A NEW restaurant will be going back in time - drawing on the heritage of the building it is set in and the best tradition of British food.

The Old Bank City Pub and Chop House on Fisher Street, Carlisle, opens on Wednesday with a menu packed with British classics.

The building was home to the Carlisle and Cumberland Bank in 1839 and still retains some of its original features, including an old vault and safe door downstairs.

Its new logo features a pig in a top hat representing a banker.

British classic eating has been a fashionable trend in London for a number of years, bucking the taste for continental and Mediterranean cuisine.

Matt Rayson, 26, is the man behind the new venture, which will draw on this culinary style.

He said: “It’s going to be casual dining as opposed to special occasion dining.

“We will be open for breakfast, lunch and dinner.

"I’ve put Eggs Benedict on the menu as it was first eaten by a broker at the Waldorf Hotel in New York.”

Mr Rayson’s lunchtime menu includes sandwiches and slow braised meats, including briskets and belly pork.

“Dinner is more traditional things like steaks, fish pie and ham, egg and chips but done in a 21st century way," he added.

“For desserts I will be serving things like treacle tart and Bakewell tart.”

Craft ales and wines from around the world will be available.

Mr Rayson bought the business, which was formerly No.34, last year from James Hill, who runs the Quarter Lounge. He also owns the deli further along the street.

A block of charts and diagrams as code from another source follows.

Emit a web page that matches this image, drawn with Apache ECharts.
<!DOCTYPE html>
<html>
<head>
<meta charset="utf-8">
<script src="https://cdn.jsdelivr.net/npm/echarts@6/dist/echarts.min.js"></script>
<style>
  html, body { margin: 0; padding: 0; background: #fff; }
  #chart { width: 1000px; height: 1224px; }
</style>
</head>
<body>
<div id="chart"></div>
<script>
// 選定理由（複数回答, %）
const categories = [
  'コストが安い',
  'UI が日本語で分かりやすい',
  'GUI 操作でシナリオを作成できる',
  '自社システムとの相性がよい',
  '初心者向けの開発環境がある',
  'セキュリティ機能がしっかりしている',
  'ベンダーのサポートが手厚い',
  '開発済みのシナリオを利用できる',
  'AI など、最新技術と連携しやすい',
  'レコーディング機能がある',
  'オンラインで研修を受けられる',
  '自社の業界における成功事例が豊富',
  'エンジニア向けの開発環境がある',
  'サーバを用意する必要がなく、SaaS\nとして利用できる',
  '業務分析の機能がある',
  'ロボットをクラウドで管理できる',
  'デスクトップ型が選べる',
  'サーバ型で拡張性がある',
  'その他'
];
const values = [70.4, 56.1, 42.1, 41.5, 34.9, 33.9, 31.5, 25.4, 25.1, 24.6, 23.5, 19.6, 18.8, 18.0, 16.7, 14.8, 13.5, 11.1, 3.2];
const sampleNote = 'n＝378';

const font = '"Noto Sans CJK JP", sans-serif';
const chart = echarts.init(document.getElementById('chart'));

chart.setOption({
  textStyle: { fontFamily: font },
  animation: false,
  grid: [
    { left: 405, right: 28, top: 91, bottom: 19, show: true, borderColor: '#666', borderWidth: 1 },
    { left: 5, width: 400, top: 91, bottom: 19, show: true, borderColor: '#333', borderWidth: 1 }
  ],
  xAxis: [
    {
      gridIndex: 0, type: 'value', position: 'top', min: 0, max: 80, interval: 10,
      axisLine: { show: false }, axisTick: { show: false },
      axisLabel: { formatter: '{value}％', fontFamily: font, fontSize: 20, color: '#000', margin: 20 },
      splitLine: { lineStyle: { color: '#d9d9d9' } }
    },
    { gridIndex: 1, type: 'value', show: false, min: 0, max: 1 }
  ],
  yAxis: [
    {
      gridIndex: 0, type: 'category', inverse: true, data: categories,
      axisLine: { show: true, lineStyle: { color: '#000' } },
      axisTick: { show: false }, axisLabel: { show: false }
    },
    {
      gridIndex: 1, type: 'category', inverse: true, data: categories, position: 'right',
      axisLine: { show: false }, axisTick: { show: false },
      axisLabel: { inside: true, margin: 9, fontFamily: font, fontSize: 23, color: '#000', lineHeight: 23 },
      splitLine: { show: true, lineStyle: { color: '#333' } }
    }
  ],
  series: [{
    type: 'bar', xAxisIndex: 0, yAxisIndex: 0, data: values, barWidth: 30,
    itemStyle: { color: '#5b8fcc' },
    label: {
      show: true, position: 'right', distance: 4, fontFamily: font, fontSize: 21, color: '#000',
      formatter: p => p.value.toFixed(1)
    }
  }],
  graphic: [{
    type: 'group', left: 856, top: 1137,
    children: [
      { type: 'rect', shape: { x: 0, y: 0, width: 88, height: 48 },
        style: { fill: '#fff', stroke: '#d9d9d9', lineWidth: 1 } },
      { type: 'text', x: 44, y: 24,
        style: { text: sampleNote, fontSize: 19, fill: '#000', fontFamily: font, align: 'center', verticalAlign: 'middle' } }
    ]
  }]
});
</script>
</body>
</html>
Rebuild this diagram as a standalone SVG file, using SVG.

Mr Hill said: “I’d had that business for nine years and I felt the time was right to sell it. Matt was looking for somewhere to set up on his own.”

Mr Rayson is busy painting and installing new wooden floors in the premises.

He said: “The toilets are very quirky. The women's toilets are done out in vintage Vogue magazines and the men's in superhero comics.”

Chop houses are a British tradition dating back hundreds of years.

Originally, they were men-only establishments.